Given that [tex]f(x) = \sqrt{7-x}[/tex] and [tex]g(x) = \sqrt{x + 2}[/tex], we can say the following:
[tex]\Bigg(\dfrac{f}{g}\Bigg)(x) = \dfrac{f (x)}{g(x)} = \dfrac{\sqrt{7 - x}}{\sqrt{x+2}}[/tex]
Now, remember what happens if we have a negative square root: it becomes an imaginary number.
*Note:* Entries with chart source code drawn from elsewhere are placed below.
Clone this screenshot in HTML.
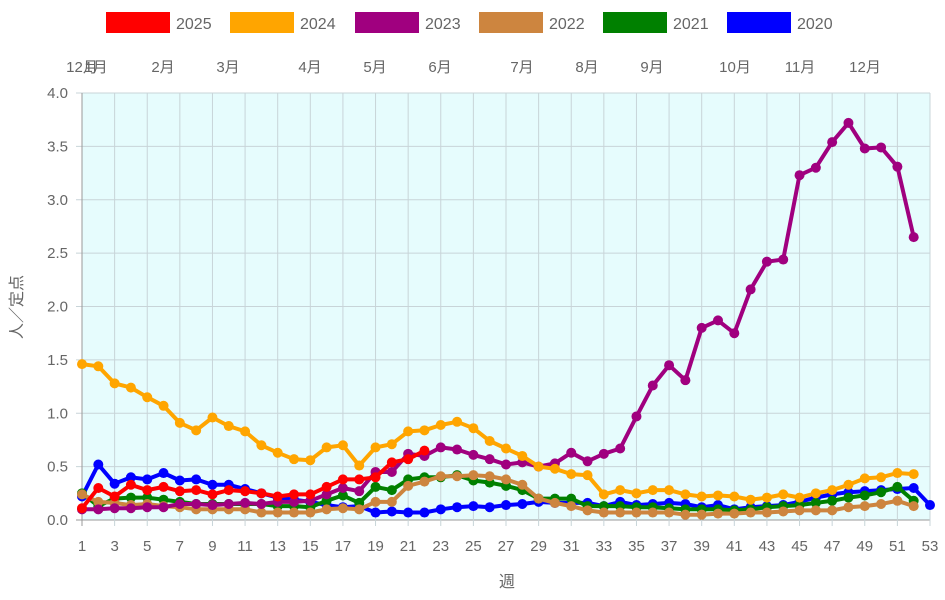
<!DOCTYPE html><html><head><meta charset="utf-8"><style>body{margin:0;background:#fff;}svg{display:block;font-family:"Liberation Sans","Noto Sans CJK JP",sans-serif;}</style></head><body>
<svg id="c" width="945" height="600" xmlns="http://www.w3.org/2000/svg"></svg>
<script>
const s=document.getElementById('c');const NS='http://www.w3.org/2000/svg';
function el(t,a,txt){const e=document.createElementNS(NS,t);for(const k in a)e.setAttribute(k,a[k]);if(txt!=null)e.textContent=txt;s.appendChild(e);return e;}
const X0=82,X1=930,Y0=520,YT=93;const dx=(X1-X0)/52,dy=(Y0-YT)/4;
const X=w=>X0+(w-1)*dx,Y=v=>Y0-v*dy;
el('rect',{x:X0,y:YT,width:X1-X0,height:Y0-YT,fill:'#e6fcfd'});
for(let i=0;i<=8;i++){const y=Y(i*0.5);el('line',{x1:X0-6,x2:X1,y1:y,y2:y,stroke:i==0?'#999':'#c8d4d8','stroke-width':1});el('text',{x:X0-14,y:y+5,'text-anchor':'end','font-size':15,fill:'#666'},(i*0.5).toFixed(1));}
for(let w=1;w<=53;w+=2){const x=X(w);el('line',{x1:x,x2:x,y1:YT,y2:Y0+6,stroke:w==1?'#999':'#c8d4d8','stroke-width':1});el('text',{x:x,y:551,'text-anchor':'middle','font-size':15,fill:'#666'},w);}
[['12月',82],['1月',96],['2月',163],['3月',228],['4月',310],['5月',375],['6月',440],['7月',522],['8月',587],['9月',652],['10月',735],['11月',800],['12月',865]].forEach(m=>el('text',{x:m[1],y:72,'text-anchor':'middle','font-size':15,fill:'#666'},m[0]));
el('text',{x:507,y:587,'text-anchor':'middle','font-size':16,fill:'#666'},'週');
el('text',{x:0,y:0,transform:'translate(22,307) rotate(-90)','text-anchor':'middle','font-size':16,fill:'#666'},'人／定点');
const D={
'blue':[0.22,0.52,0.34,0.40,0.38,0.44,0.37,0.38,0.33,0.33,0.29,0.25,0.21,0.19,0.17,0.14,0.12,0.13,0.07,0.08,0.07,0.07,0.10,0.12,0.13,0.12,0.14,0.15,0.17,0.16,0.16,0.16,0.13,0.17,0.14,0.15,0.16,0.15,0.12,0.14,0.10,0.12,0.13,0.14,0.17,0.21,0.24,0.26,0.27,0.28,0.29,0.30,0.14],
'green':[0.25,0.13,0.20,0.21,0.21,0.19,0.17,0.15,0.15,0.15,0.15,0.15,0.13,0.13,0.12,0.18,0.23,0.16,0.31,0.28,0.38,0.40,0.40,0.42,0.37,0.35,0.32,0.28,0.20,0.20,0.20,0.13,0.13,0.13,0.12,0.12,0.11,0.10,0.10,0.10,0.09,0.10,0.12,0.13,0.14,0.16,0.18,0.21,0.23,0.26,0.31,0.18],
'#cd853f':[0.24,0.17,0.16,0.14,0.15,0.13,0.12,0.10,0.10,0.10,0.10,0.07,0.07,0.07,0.07,0.10,0.11,0.10,0.17,0.17,0.32,0.36,0.41,0.41,0.42,0.41,0.38,0.33,0.20,0.16,0.13,0.09,0.07,0.07,0.07,0.07,0.07,0.05,0.05,0.06,0.06,0.07,0.07,0.08,0.09,0.09,0.09,0.12,0.13,0.15,0.18,0.13],
'#a0007f':[0.10,0.10,0.11,0.11,0.12,0.12,0.15,0.15,0.14,0.15,0.16,0.15,0.17,0.17,0.18,0.24,0.30,0.27,0.45,0.45,0.62,0.60,0.68,0.66,0.61,0.57,0.52,0.54,0.50,0.53,0.63,0.55,0.62,0.67,0.97,1.26,1.45,1.31,1.80,1.87,1.75,2.16,2.42,2.44,3.23,3.30,3.54,3.72,3.48,3.49,3.31,2.65],
'orange':[1.46,1.44,1.28,1.24,1.15,1.07,0.91,0.84,0.96,0.88,0.83,0.70,0.63,0.57,0.56,0.68,0.70,0.51,0.68,0.71,0.83,0.84,0.89,0.92,0.86,0.74,0.67,0.60,0.50,0.48,0.43,0.42,0.24,0.28,0.25,0.28,0.28,0.24,0.22,0.23,0.22,0.19,0.21,0.24,0.21,0.25,0.28,0.33,0.39,0.40,0.44,0.43],
'red':[0.11,0.30,0.22,0.33,0.28,0.31,0.27,0.28,0.24,0.28,0.27,0.25,0.22,0.24,0.24,0.31,0.38,0.38,0.40,0.54,0.57,0.65]};
for(const c in D){const d=D[c];el('polyline',{points:d.map((v,i)=>X(i+1).toFixed(1)+','+Y(v).toFixed(1)).join(' '),fill:'none',stroke:c,'stroke-width':4,'stroke-linejoin':'round'});d.forEach((v,i)=>el('circle',{cx:X(i+1),cy:Y(v),r:5,fill:c}));}
[['red','2025',106],['orange','2024',230],['#a0007f','2023',355],['#cd853f','2022',479],['green','2021',603],['blue','2020',727]].forEach(l=>{el('rect',{x:l[2],y:12,width:64,height:21,fill:l[0]});el('text',{x:l[2]+70,y:29,'font-size':16,fill:'#666'},l[1]);});
</script></body></html>
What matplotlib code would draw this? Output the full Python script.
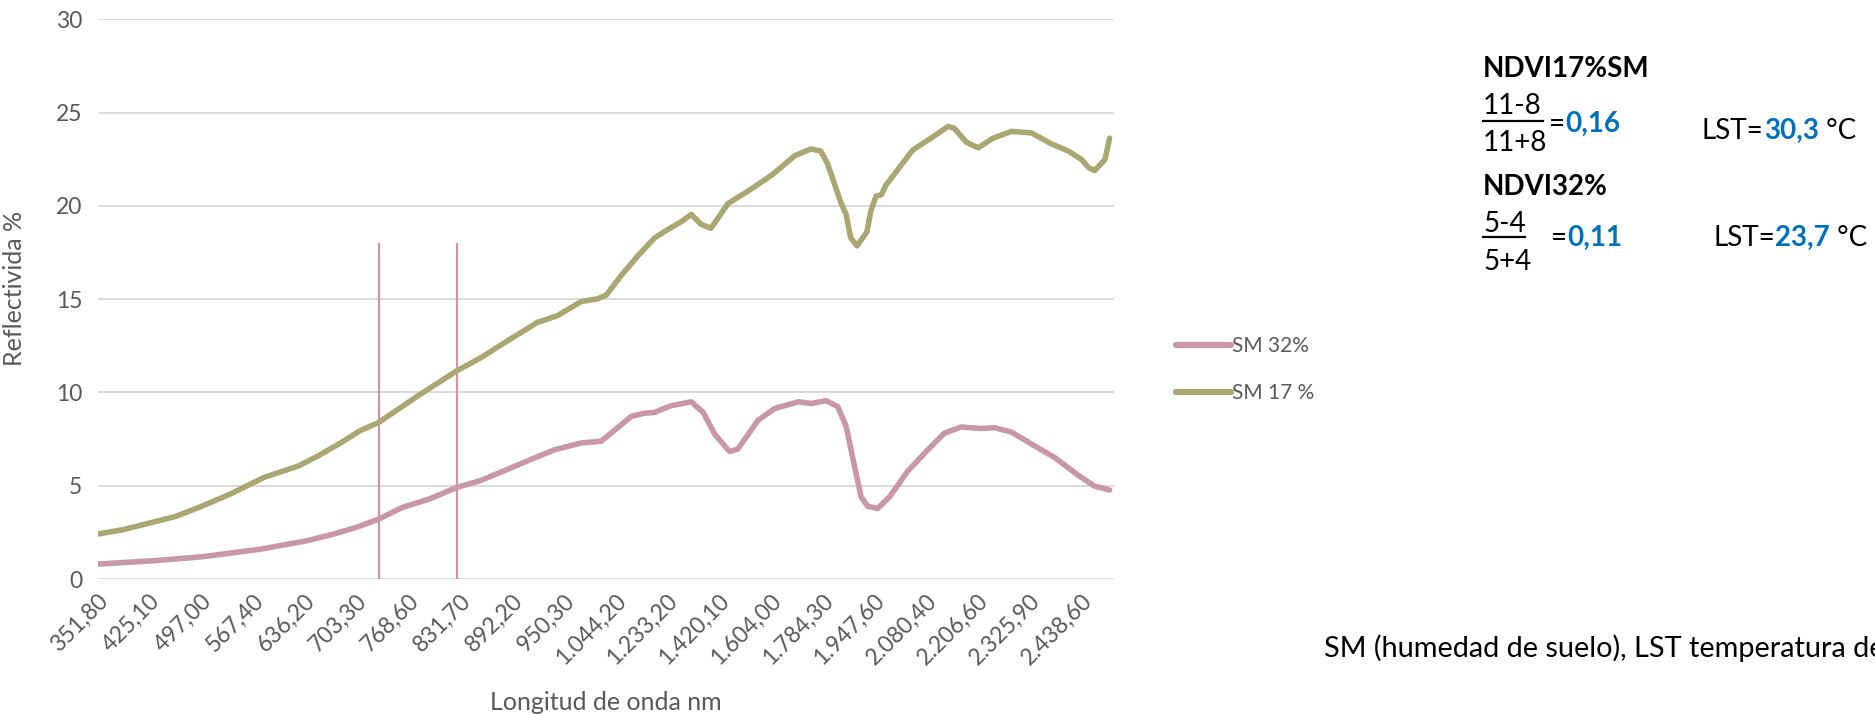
import matplotlib
matplotlib.use("Agg")
import matplotlib.pyplot as plt
from matplotlib.lines import Line2D

plt.rcParams['font.family'] = ['Lato', 'DejaVu Sans']

# wavelength labels shown on the category axis (one every label step)
tick_labels = ["351,80", "425,10", "497,00", "567,40", "636,20", "703,30",
               "768,60", "831,70", "892,20", "950,30", "1.044,20", "1.233,20",
               "1.420,10", "1.604,00", "1.784,30", "1.947,60", "2.080,40",
               "2.206,60", "2.325,90", "2.438,60"]

# SM 17 %: sample position (in label steps) and reflectance
sm17_pos = [0.0, 0.5, 0.93, 1.5, 1.96, 2.56, 3.22, 3.6, 3.89, 4.26, 4.7, 5.07,
            5.43, 6.19, 6.94, 7.41, 7.92, 8.5, 8.89, 9.34, 9.66, 9.83, 10.12,
            10.44, 10.76, 11.02, 11.28, 11.47, 11.66, 11.85, 12.18, 12.57,
            13.02, 13.47, 13.78, 13.97, 14.1, 14.23, 14.36, 14.46, 14.55,
            14.67, 14.75, 14.86, 14.94, 15.04, 15.14, 15.23, 15.46, 15.75,
            16.1, 16.43, 16.55, 16.78, 17.01, 17.3, 17.65, 18.04, 18.43,
            18.75, 19.01, 19.14, 19.26, 19.46, 19.55]
sm17_val = [2.41, 2.65, 2.95, 3.35, 3.84, 4.55, 5.45, 5.8, 6.07, 6.6, 7.3, 7.95,
            8.39, 9.82, 11.16, 11.87, 12.77, 13.76, 14.12, 14.87, 15.02, 15.23,
            16.28, 17.33, 18.28, 18.74, 19.16, 19.54, 19.01, 18.8, 20.13, 20.8,
            21.64, 22.69, 23.05, 22.94, 22.27, 21.22, 20.17, 19.54, 18.28,
            17.86, 18.17, 18.59, 19.75, 20.53, 20.59, 21.11, 21.95, 23.0,
            23.63, 24.26, 24.16, 23.42, 23.11, 23.63, 23.99, 23.91, 23.32,
            22.94, 22.48, 22.06, 21.89, 22.48, 23.63]

# SM 32 %
sm32_pos = [0.0, 1.07, 2.04, 3.15, 4.04, 4.56, 5.0, 5.43, 5.89, 6.41, 6.94,
            7.41, 7.92, 8.37, 8.83, 9.34, 9.73, 9.99, 10.31, 10.57, 10.76,
            11.08, 11.47, 11.7, 11.92, 12.21, 12.37, 12.76, 13.08, 13.54,
            13.79, 14.07, 14.3, 14.46, 14.62, 14.75, 14.88, 15.07, 15.3,
            15.65, 16.04, 16.36, 16.68, 17.07, 17.33, 17.65, 18.1, 18.49,
            18.94, 19.26, 19.55]
sm32_val = [0.8, 0.98, 1.2, 1.6, 2.05, 2.41, 2.77, 3.21, 3.84, 4.29, 4.91,
            5.29, 5.88, 6.41, 6.93, 7.29, 7.39, 7.98, 8.72, 8.89, 8.93,
            9.29, 9.5, 8.93, 7.77, 6.83, 6.97, 8.51, 9.14, 9.5,
            9.41, 9.56, 9.24, 8.19, 6.09, 4.41, 3.89, 3.78, 4.41,
            5.78, 6.93, 7.82, 8.15, 8.07, 8.11, 7.88, 7.14, 6.51,
            5.57, 4.98, 4.77]

# band markers used for the NDVI (red / NIR)
band_marks = [5.43, 6.94]
band_top = 18

PINK = "#C997A8"
OLIVE = "#ABA773"
GREY = "#595959"
BLUE = "#0070C0"

fig = plt.figure(figsize=(18.75, 7.14), dpi=100)
ax = fig.add_axes([0.052, 0.189, 0.542, 0.784])

ax.plot(sm32_pos, sm32_val, color=PINK, lw=4.0, solid_joinstyle='round',
        solid_capstyle='round', label="SM 32%", zorder=3)
ax.plot(sm17_pos, sm17_val, color=OLIVE, lw=4.0, solid_joinstyle='round',
        solid_capstyle='round', label="SM 17 %", zorder=3)
ax.vlines(band_marks, 0, band_top, color=PINK, lw=1.6, zorder=2)

ax.set_xlim(0, 19.63)
ax.set_ylim(0, 30)
ax.set_yticks(range(0, 31, 5))
ax.set_xticks(range(len(tick_labels)))
ax.set_xticklabels(tick_labels, rotation=45, ha='right', va='top',
                   rotation_mode='anchor')
ax.tick_params(axis='both', length=0, labelsize=16.5, colors=GREY)
ax.tick_params(axis='y', pad=11)
ax.tick_params(axis='x', pad=8)
for s in ax.spines.values():
    s.set_visible(False)
ax.grid(axis='y', color="#D9D9D9", lw=1.3)
ax.set_axisbelow(True)
ax.set_xlabel("Longitud de onda nm", fontsize=18, color=GREY, labelpad=16)
ax.set_ylabel("Reflectivida %", fontsize=18, color=GREY)
ax.yaxis.set_label_coords(-0.07, 0.52)

leg = fig.legend(loc='upper left', bbox_to_anchor=(1168 / 1875, 1 - 328 / 714),
                 frameon=False, fontsize=15, handlelength=2.6, handletextpad=0.05,
                 labelspacing=1.3, borderaxespad=0)
for t in leg.get_texts():
    t.set_color(GREY)
for h in leg.get_lines():
    h.set_linewidth(4.5)


def px(x, y):
    return x / 1875, 1 - y / 714


renderer = fig.canvas.get_renderer()


def chain(x, y, pieces, size):
    # write several differently styled pieces one after another on a line
    for txt, weight, color in pieces:
        t = fig.text(*px(x, y), txt, fontsize=size, fontweight=weight,
                     color=color, va='center')
        x += t.get_window_extent(renderer).width


fs = 20

fig.text(*px(1483, 69), "NDVI17%SM", fontsize=fs, fontweight='bold', va='center')
fig.text(*px(1483, 106), "11-8", fontsize=fs, va='center')
fig.add_artist(Line2D([1483 / 1875, 1543 / 1875], [1 - 121 / 714] * 2,
                      color='black', lw=1.6, transform=fig.transFigure))
fig.text(*px(1483, 143), "11+8", fontsize=fs, va='center')
chain(1549, 124, [("=", 'normal', 'black'), ("0,16", 'bold', BLUE)], fs)
chain(1702, 131, [("LST=", 'normal', 'black'), ("30,3", 'bold', BLUE),
                  (" °C", 'normal', 'black')], fs)

fig.text(*px(1483, 187), "NDVI32%", fontsize=fs, fontweight='bold', va='center')
fig.text(*px(1483, 224), "5-4", fontsize=fs, va='center')
fig.add_artist(Line2D([1483 / 1875, 1525 / 1875], [1 - 237 / 714] * 2,
                      color='black', lw=1.6, transform=fig.transFigure))
fig.text(*px(1483, 262), "5+4", fontsize=fs, va='center')
chain(1551, 238, [("=", 'normal', 'black'), ("0,11", 'bold', BLUE)], fs)
chain(1713, 238, [("LST=", 'normal', 'black'), ("23,7", 'bold', BLUE),
                  (" °C", 'normal', 'black')], fs)

# footnote runs past the right edge of the figure
fig.text(*px(1324, 648), "SM (humedad de suelo), LST temperatura de superficie",
         fontsize=20.8, va='center')

fig.savefig("out.png", dpi=100)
We don't want this, so we want to make sure whatever is under a square root is greater than 0 (given we are talking about real numbers only).
Thus, let's set what is under both square roots to be greater than 0:
[tex]\sqrt{7 - x} \Rightarrow 7 - x \geq 0 \Rightarrow x \leq 7[/tex]
[tex]\sqrt{x + 2} \Rightarrow x + 2 \geq 0 \Rightarrow x \geq -2[/tex]
Since both of the square roots are in the same function, we want to take the union of the domains of the individual square roots to find the domain of the overall function.
[tex]x \leq 7 \,\,\cup x \geq -2 = \boxed{-2 \leq x \leq 7}[/tex]
Now, let's look back at the function entirely, which is:
[tex]\Bigg( \dfrac{f}{g} \Bigg)(x) = \dfrac{\sqrt{7 - x}}{\sqrt{x+2}}[/tex]
Since [tex]\sqrt{x + 2}[/tex] is on the bottom of the fraction, we must say that [tex]\sqrt{x + 2} \neq 0[/tex], since the denominator can't equal 0. Thus, we must exclude [tex]\sqrt{x + 2} = 0 \Rightarrow x + 2 = 0 \Rightarrow x = -2[/tex] from the domain.
Thus, our answer is Choice C, or [tex]\boxed{ \{ x | -2 < x \leq 7 \}}[/tex].
If you are wondering why the choices begin with the [tex]x |[/tex] symbol, it is because this is a way of representing that [tex]x[/tex] lies within a particular set.